Google has already announced its intention to appeal Judge Mehta’s ruling, signaling that the legal battle is far from over. The company is expected to mount a vigorous defense, not only in response to Yelp’s lawsuit but also in the broader context of its appeal against the Justice Department’s case.
A Turning Point in the Tech Industry
This case represents a significant moment in the ongoing battle over the market power of tech giants. As more companies, emboldened by the recent ruling against Google, come forward with their own legal challenges, the pressure on Google is likely to intensify. The outcome of these cases could have profound implications for how technology companies operate in the future and how competition is maintained in the digital marketplace.
For Yelp, this lawsuit is more than just a legal challenge; it is a call to action for regulators, lawmakers, and the public to scrutinize the practices of dominant tech companies more closely.
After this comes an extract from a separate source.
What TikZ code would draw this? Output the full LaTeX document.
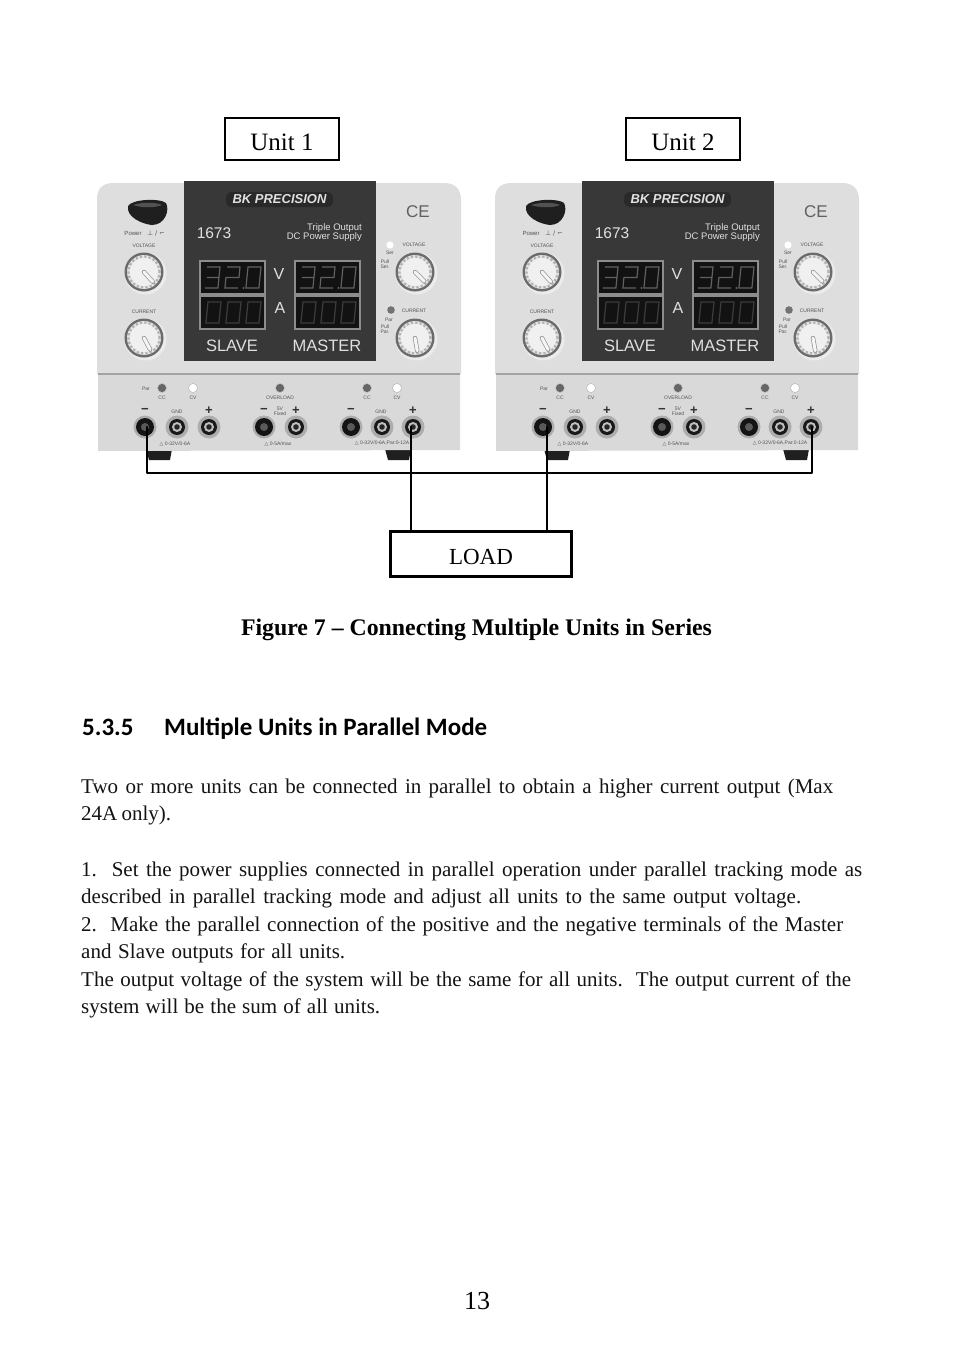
\documentclass[tikz,border=0pt]{standalone}
\usepackage{fontspec}
\setmainfont{Liberation Serif}
\newfontfamily\headfont{Carlito}
\newfontfamily\panelfont{Liberation Sans}
\newfontfamily\symfont{DejaVu Sans}
\tikzset{
  labelbox/.style={draw=black,fill=white,inner sep=0pt,minimum width=114pt,minimum height=42pt,line width=1.3pt,text=black,font=\fontsize{25}{28}\selectfont},
  wire/.style={draw=black,line width=2.8pt,line cap=round,line join=round},
  tiny/.style={font=\panelfont\fontsize{5}{5.5}\selectfont,text=black!68,inner sep=0pt},
  panel/.style={font=\panelfont\fontsize{#1}{#1}\selectfont,text=white!88!black,inner sep=0pt},
  seg/.style={draw=#1,line width=1.2pt,line join=miter},
  body/.style={anchor=base west,inner sep=0pt,font=\fontsize{21}{24}\selectfont,text=black!92},
}
\newcommand\dthree[3]{\draw[seg=#3,shift={(#1,#2)},xslant=0.1] (0,0)--(13,0)--(13,21)--(0,21) (1,10.5)--(13,10.5);}
\newcommand\dtwo[3]{\draw[seg=#3,shift={(#1,#2)},xslant=0.1] (0,0)--(13,0)--(13,10.5)--(0,10.5)--(0,21)--(13,21);}
\newcommand\dzero[3]{\draw[seg=#3,shift={(#1,#2)},xslant=0.1] (0,0) rectangle (13,21);}
\newcommand\knob[3]{% x y angle
  \fill[black!8] (#1+1.5,#2+1.5) circle (21pt);
  \fill[black!58] (#1,#2) circle (19.5pt);
  \fill[black!10] (#1,#2) circle (17pt);
  \draw[black!30,line width=2.4pt,dash pattern=on 2.2pt off 2.2pt] (#1,#2) circle (15.6pt);
  \fill[black!6] (#1,#2) circle (14pt);
  \draw[black!42,line width=4.4pt,line cap=round] (#1,#2) -- ++(#3:13pt);
  \draw[black!4,line width=3pt,line cap=round] (#1,#2) -- ++(#3:13pt);
}
\newcommand\term[3]{% x y kind: 0 dark, 1 ringed
  \fill[black!32] (#1,#2) circle (11.5pt);
  \ifnum#3=0
    \fill[black!92] (#1,#2) circle (9pt);
    \fill[black!65] (#1,#2) circle (4pt);
  \else
    \fill[black!90] (#1,#2) circle (8pt);
    \fill[black!25] (#1,#2) circle (5pt);
    \fill[black!85] (#1,#2) circle (2.8pt);
  \fi
}
\newcommand\led[3]{\fill[#3] (#1,#2) circle (4.2pt);\draw[black!28,line width=.4pt] (#1,#2) circle (4.6pt);}
\newcommand\unit[2]{%
\begin{scope}[xshift=#2pt]
  % feet
  \fill[black!88] (146,449) -- (172,449) -- (170,460) -- (149,460) -- cycle;
  \fill[black!88] (385,449) -- (411,449) -- (409,460) -- (388,460) -- cycle;
  % body
  \fill[black!13] (97,374) -- (97,199) .. controls (97,188) and (103,183) .. (114,183) -- (444,183) .. controls (455,183) and (461,189) .. (461,200) -- (461,374) -- cycle;
  \fill[black!15] (98,374) -- (460,374) -- (460,450) -- (98,451) -- cycle;
  \fill[black!36] (98,373) rectangle (460,375);
  % power button
  \fill[black!88] (128,206) .. controls (132,199) and (160,198) .. (166,203) .. controls (170,210) and (165,225) .. (152,225) .. controls (142,224) and (126,217) .. (128,206) -- cycle;
  \fill[black!68] (133,205) .. controls (142,202) and (155,202) .. (162,205) .. controls (155,208) and (142,208) .. (133,205) -- cycle;
  % knobs
  \knob{144}{272}{-48}
  \knob{144}{338}{-62}
  \knob{415}{272}{-45}
  \knob{415}{338}{-80}
  % front panel
  \fill[black!78] (184,181) rectangle (376,361);
  \fill[black!84,rounded corners=6pt] (226,192) rectangle (333,207);
  % displays
  \fill[black!45] (199,260) rectangle (266,330);
  \fill[black!45] (294,260) rectangle (361,330);
  \fill[black!93] (201,262) rectangle (264,293);
  \fill[black!93] (201,297) rectangle (264,328);
  \fill[black!93] (296,262) rectangle (359,293);
  \fill[black!93] (296,297) rectangle (359,328);
  \dthree{207}{267}{black!62}\dtwo{227}{267}{black!62}\dzero{248}{267}{black!62}
  \fill[black!62] (243.5,288) circle (1.2pt);
  \dthree{302}{267}{black!62}\dtwo{322}{267}{black!62}\dzero{343}{267}{black!62}
  \fill[black!62] (338.5,288) circle (1.2pt);
  \dzero{208}{302}{black!76}\dzero{228}{302}{black!76}\dzero{248}{302}{black!76}
  \dzero{303}{302}{black!76}\dzero{323}{302}{black!76}\dzero{343}{302}{black!76}
  % panel text
  \node[panel=13,font=\panelfont\bfseries\itshape\fontsize{13}{13}\selectfont] (#1brand) at (279.5,199) {BK PRECISION};
  \node[panel=15.5] (#1model) at (214,233.5) {1673};
  \node[panel=9.5,anchor=east] (#1triple) at (362,228.5) {Triple Output};
  \node[panel=9.5,anchor=east] (#1dc) at (362,237.5) {DC Power Supply};
  \node[panel=16] (#1v) at (279,274) {V};
  \node[panel=16] (#1a) at (280,308) {A};
  \node[panel=16.5] (#1slave) at (232,346) {SLAVE};
  \node[panel=16.5] (#1master) at (327,346) {MASTER};
  % upper labels
  \node[tiny,font=\panelfont\fontsize{6}{6}\selectfont] (#1pow) at (133,233) {Power};
  \node[tiny,font=\symfont\fontsize{6.5}{6.5}\selectfont] (#1powsym) at (156,233.5) {⊥ / ⌐};
  \node[tiny] (#1lv) at (144,246) {VOLTAGE};
  \node[tiny] (#1lc) at (144,312) {CURRENT};
  \node[tiny] (#1rv) at (414,245) {VOLTAGE};
  \node[tiny] (#1rc) at (414,311) {CURRENT};
  \node[tiny] (#1ser) at (390,253) {Ser};
  \node[tiny,align=center] (#1pser) at (385,264) {Pull\\[-.5pt]Ser.};
  \node[tiny] (#1par) at (389,319.5) {Par};
  \node[tiny,align=center] (#1ppar) at (385,329) {Pull\\[-.5pt]Par.};
  \fill[white] (390,245) circle (3.6pt);
  \fill[black!55] (391,310) circle (3.8pt);
  \node[font=\panelfont\fontsize{17}{17}\selectfont,text=black!62,inner sep=0pt] (#1ce) at (418,212) {CE};
  % LEDs
  \led{162}{388}{black!60}
  \led{193}{388}{white}
  \led{280}{388}{black!60}
  \led{367}{388}{black!60}
  \led{397}{388}{white}
  \node[tiny] (#1lpar) at (146,389) {Par};
  \node[tiny] (#1cc) at (162,398) {CC};
  \node[tiny] (#1cv) at (193,398) {CV};
  \node[tiny] (#1ov) at (280,398) {OVERLOAD};
  \node[tiny] (#1cc2) at (367,398) {CC};
  \node[tiny] (#1cv2) at (397,398) {CV};
  % terminals
  \term{145}{427}{0}\term{177}{427}{1}\term{209}{427}{1}
  \term{264}{427}{0}\term{296}{427}{1}
  \term{351}{427}{0}\term{382}{427}{1}\term{413}{427}{1}
  \foreach \tx/\tn in {145/a,264/b,351/c}
    \node[panel=13,text=black!80,font=\panelfont\bfseries\fontsize{13}{13}\selectfont] (#1m\tn) at (\tx,410.5) {−};
  \foreach \tx/\tn in {209/a,296/b,413/c}
    \node[panel=13,text=black!80,font=\panelfont\bfseries\fontsize{13}{13}\selectfont] (#1p\tn) at (\tx,410.5) {+};
  \node[tiny] (#1g1) at (177,411.5) {GND};
  \node[tiny,align=center] (#1fv) at (280,411) {5V\\[-.5pt]Fixed};
  \node[tiny] (#1g2) at (381,411.5) {GND};
  \node[tiny] (#1r1) at (175,444) {{\symfont △} 0-32V/0-6A};
  \node[tiny] (#1r2) at (278,444) {{\symfont △} 0-5A/max};
  \node[tiny] (#1r3) at (382,443.5) {{\symfont △} 0-32V/0-6A,Par:0-12A};
\end{scope}}
\begin{document}
\begin{tikzpicture}[x=1pt,y=-1pt]
\useasboundingbox (0,0) rectangle (954,1354);
\fill[white] (0,0) rectangle (954,1354);
\unit{ua}{0}
\unit{ub}{398}
\node[labelbox] (u1) at (282,139) {\raisebox{-11pt}[0pt][0pt]{Unit 1}};
\node[labelbox] (u2) at (683,139) {\raisebox{-11pt}[0pt][0pt]{Unit 2}};
\node[labelbox,line width=2.8pt,minimum width=181pt,minimum height=45pt,font=\fontsize{23}{26}\selectfont] (load) at (481,554) {\raisebox{-10pt}[0pt][0pt]{LOAD}};
\coordinate (am) at (147,427);
\coordinate (ap) at (411,427);
\coordinate (bm) at (547,427);
\coordinate (bp) at (812,427);
\coordinate (lb1) at (ap |- load.north);
\coordinate (lb2) at (bm |- load.north);
\draw[wire] (am) |- (bp |- 0,473) -- (bp);
\draw[wire] (ap) -- (lb1);
\draw[wire] (bm) -- (lb2);
\node[anchor=base,inner sep=0pt,font=\bfseries\fontsize{23.8}{26}\selectfont] (cap) at (476.5,635) {Figure 7 – Connecting Multiple Units in Series};
\node[anchor=base west,inner sep=0pt,font=\headfont\bfseries\fontsize{25}{28}\selectfont] (h1) at (82,735) {5.3.5};
\node[anchor=base west,inner sep=0pt,font=\headfont\bfseries\fontsize{25}{28}\selectfont] (h2) at (164,735) {Multiple Units in Parallel Mode};
\node[body] (t1) at (81,793) {\makebox[752pt][s]{Two or more units can be connected in parallel to obtain a higher current output (Max}};
\node[body] (t2) at (81,820) {\makebox[90pt][s]{24A only).}};
\node[body] (t3) at (81,876) {\makebox[781pt][s]{1.\ \ Set the power supplies connected in parallel operation under parallel tracking mode as}};
\node[body] (t4) at (81,903) {\makebox[720pt][s]{described in parallel tracking mode and adjust all units to the same output voltage.}};
\node[body] (t5) at (81,931) {\makebox[762pt][s]{2.\ \ Make the parallel connection of the positive and the negative terminals of the Master}};
\node[body] (t6) at (81,958) {\makebox[264pt][s]{and Slave outputs for all units.}};
\node[body] (t7) at (81,986) {\makebox[770pt][s]{The output voltage of the system will be the same for all units.\ \ The output current of the}};
\node[body] (t8) at (81,1013) {\makebox[299pt][s]{system will be the sum of all units.}};
\node[anchor=base,inner sep=0pt,font=\fontsize{26}{28}\selectfont] (pg) at (477,1309) {13};
\end{tikzpicture}
\end{document}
Whether Yelp’s legal efforts will succeed remains to be seen, but the company’s decision to take on Google in court marks a bold step in the ongoing fight to ensure a level playing field in the digital economy.
As the legal battles unfold, the tech industry will be watching closely. The decisions made in this case, and others like it, will likely set the tone for how competition is managed in the digital age. Companies that have long felt overshadowed by the dominance of tech giants may find new opportunities to challenge the status quo, while regulators and lawmakers may use these cases as a basis for future actions to curb the power of monopolistic entities.
For now, all eyes are on the upcoming hearings and the potential outcomes of these high-stakes legal battles. The future of the tech industry, and the balance of power within it, may well be shaped by the decisions that lie ahead.